**TASK DETAILS:** Write the data out again exactly, dropping any images it holds.

**EXCERPTED RECORDS:**
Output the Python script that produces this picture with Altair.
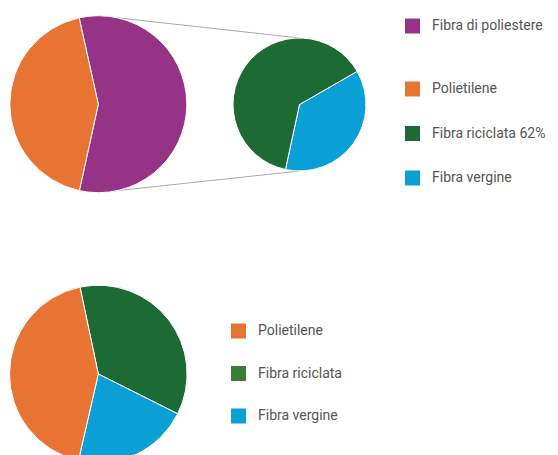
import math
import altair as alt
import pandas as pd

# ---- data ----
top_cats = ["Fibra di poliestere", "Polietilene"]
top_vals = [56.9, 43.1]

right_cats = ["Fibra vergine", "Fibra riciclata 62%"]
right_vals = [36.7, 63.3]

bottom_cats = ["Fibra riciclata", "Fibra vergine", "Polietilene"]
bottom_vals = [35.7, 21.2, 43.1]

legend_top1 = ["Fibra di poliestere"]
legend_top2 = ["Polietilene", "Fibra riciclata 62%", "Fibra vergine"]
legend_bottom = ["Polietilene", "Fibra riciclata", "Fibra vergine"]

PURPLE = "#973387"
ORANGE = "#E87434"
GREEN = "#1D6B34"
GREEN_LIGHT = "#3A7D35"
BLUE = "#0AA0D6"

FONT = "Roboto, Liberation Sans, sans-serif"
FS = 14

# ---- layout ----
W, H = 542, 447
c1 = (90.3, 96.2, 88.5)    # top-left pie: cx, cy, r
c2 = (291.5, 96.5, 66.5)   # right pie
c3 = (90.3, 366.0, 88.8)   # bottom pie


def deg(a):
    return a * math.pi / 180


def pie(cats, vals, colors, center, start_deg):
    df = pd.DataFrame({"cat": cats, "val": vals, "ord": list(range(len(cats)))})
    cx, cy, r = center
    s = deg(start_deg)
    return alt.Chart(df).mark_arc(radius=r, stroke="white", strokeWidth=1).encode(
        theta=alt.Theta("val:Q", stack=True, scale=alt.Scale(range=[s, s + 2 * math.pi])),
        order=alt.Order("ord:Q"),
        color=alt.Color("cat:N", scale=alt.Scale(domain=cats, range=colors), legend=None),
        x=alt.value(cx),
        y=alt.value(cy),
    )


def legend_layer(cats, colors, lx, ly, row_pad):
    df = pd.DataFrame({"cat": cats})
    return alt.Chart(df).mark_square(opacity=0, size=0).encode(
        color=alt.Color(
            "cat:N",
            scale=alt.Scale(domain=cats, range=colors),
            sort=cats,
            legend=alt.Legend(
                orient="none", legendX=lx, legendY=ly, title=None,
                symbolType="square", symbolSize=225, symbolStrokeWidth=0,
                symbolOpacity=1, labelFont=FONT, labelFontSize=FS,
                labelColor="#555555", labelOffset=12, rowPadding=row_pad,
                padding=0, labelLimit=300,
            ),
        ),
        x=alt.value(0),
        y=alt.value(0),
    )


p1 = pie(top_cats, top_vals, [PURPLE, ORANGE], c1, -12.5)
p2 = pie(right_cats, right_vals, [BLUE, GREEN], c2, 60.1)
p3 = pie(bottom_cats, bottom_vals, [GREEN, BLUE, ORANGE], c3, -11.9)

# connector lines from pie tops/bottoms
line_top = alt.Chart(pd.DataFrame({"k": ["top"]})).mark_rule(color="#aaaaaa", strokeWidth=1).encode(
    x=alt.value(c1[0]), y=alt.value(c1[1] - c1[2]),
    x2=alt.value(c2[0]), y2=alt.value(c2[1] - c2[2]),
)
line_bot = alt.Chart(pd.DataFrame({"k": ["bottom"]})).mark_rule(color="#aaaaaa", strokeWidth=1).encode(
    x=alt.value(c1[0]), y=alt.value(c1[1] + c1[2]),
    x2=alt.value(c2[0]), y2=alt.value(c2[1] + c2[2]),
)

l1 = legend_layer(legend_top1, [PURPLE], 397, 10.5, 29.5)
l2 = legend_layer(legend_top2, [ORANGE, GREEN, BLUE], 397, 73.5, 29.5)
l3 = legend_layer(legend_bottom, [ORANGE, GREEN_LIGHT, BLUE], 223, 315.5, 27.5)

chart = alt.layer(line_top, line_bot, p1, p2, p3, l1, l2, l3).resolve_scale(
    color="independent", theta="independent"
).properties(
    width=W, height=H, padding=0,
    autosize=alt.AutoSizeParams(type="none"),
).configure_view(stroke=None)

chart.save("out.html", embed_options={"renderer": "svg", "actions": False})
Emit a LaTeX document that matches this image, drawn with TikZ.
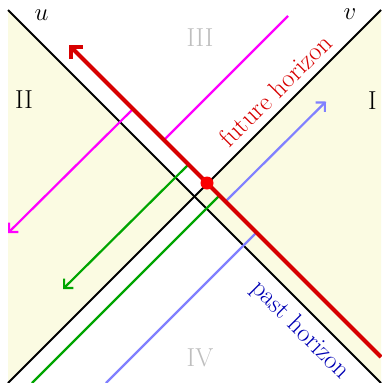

**OUTPUT FOR THIS TASK:**
Output the Python script that produces this picture with Altair.
import math
import altair as alt
import pandas as pd

# ---- data ----
top_cats = ["Fibra di poliestere", "Polietilene"]
top_vals = [56.9, 43.1]

right_cats = ["Fibra vergine", "Fibra riciclata 62%"]
right_vals = [36.7, 63.3]

bottom_cats = ["Fibra riciclata", "Fibra vergine", "Polietilene"]
bottom_vals = [35.7, 21.2, 43.1]

legend_top1 = ["Fibra di poliestere"]
legend_top2 = ["Polietilene", "Fibra riciclata 62%", "Fibra vergine"]
legend_bottom = ["Polietilene", "Fibra riciclata", "Fibra vergine"]

PURPLE = "#973387"
ORANGE = "#E87434"
GREEN = "#1D6B34"
GREEN_LIGHT = "#3A7D35"
BLUE = "#0AA0D6"

FONT = "Roboto, Liberation Sans, sans-serif"
FS = 14

# ---- layout ----
W, H = 542, 447
c1 = (90.3, 96.2, 88.5)    # top-left pie: cx, cy, r
c2 = (291.5, 96.5, 66.5)   # right pie
c3 = (90.3, 366.0, 88.8)   # bottom pie


def deg(a):
    return a * math.pi / 180


def pie(cats, vals, colors, center, start_deg):
    df = pd.DataFrame({"cat": cats, "val": vals, "ord": list(range(len(cats)))})
    cx, cy, r = center
    s = deg(start_deg)
    return alt.Chart(df).mark_arc(radius=r, stroke="white", strokeWidth=1).encode(
        theta=alt.Theta("val:Q", stack=True, scale=alt.Scale(range=[s, s + 2 * math.pi])),
        order=alt.Order("ord:Q"),
        color=alt.Color("cat:N", scale=alt.Scale(domain=cats, range=colors), legend=None),
        x=alt.value(cx),
        y=alt.value(cy),
    )


def legend_layer(cats, colors, lx, ly, row_pad):
    df = pd.DataFrame({"cat": cats})
    return alt.Chart(df).mark_square(opacity=0, size=0).encode(
        color=alt.Color(
            "cat:N",
            scale=alt.Scale(domain=cats, range=colors),
            sort=cats,
            legend=alt.Legend(
                orient="none", legendX=lx, legendY=ly, title=None,
                symbolType="square", symbolSize=225, symbolStrokeWidth=0,
                symbolOpacity=1, labelFont=FONT, labelFontSize=FS,
                labelColor="#555555", labelOffset=12, rowPadding=row_pad,
                padding=0, labelLimit=300,
            ),
        ),
        x=alt.value(0),
        y=alt.value(0),
    )


p1 = pie(top_cats, top_vals, [PURPLE, ORANGE], c1, -12.5)
p2 = pie(right_cats, right_vals, [BLUE, GREEN], c2, 60.1)
p3 = pie(bottom_cats, bottom_vals, [GREEN, BLUE, ORANGE], c3, -11.9)

# connector lines from pie tops/bottoms
line_top = alt.Chart(pd.DataFrame({"k": ["top"]})).mark_rule(color="#aaaaaa", strokeWidth=1).encode(
    x=alt.value(c1[0]), y=alt.value(c1[1] - c1[2]),
    x2=alt.value(c2[0]), y2=alt.value(c2[1] - c2[2]),
)
line_bot = alt.Chart(pd.DataFrame({"k": ["bottom"]})).mark_rule(color="#aaaaaa", strokeWidth=1).encode(
    x=alt.value(c1[0]), y=alt.value(c1[1] + c1[2]),
    x2=alt.value(c2[0]), y2=alt.value(c2[1] + c2[2]),
)

l1 = legend_layer(legend_top1, [PURPLE], 397, 10.5, 29.5)
l2 = legend_layer(legend_top2, [ORANGE, GREEN, BLUE], 397, 73.5, 29.5)
l3 = legend_layer(legend_bottom, [ORANGE, GREEN_LIGHT, BLUE], 223, 315.5, 27.5)

chart = alt.layer(line_top, line_bot, p1, p2, p3, l1, l2, l3).resolve_scale(
    color="independent", theta="independent"
).properties(
    width=W, height=H, padding=0,
    autosize=alt.AutoSizeParams(type="none"),
).configure_view(stroke=None)

chart.save("out.html", embed_options={"renderer": "svg", "actions": False})
Emit a LaTeX document that matches this image, drawn with TikZ.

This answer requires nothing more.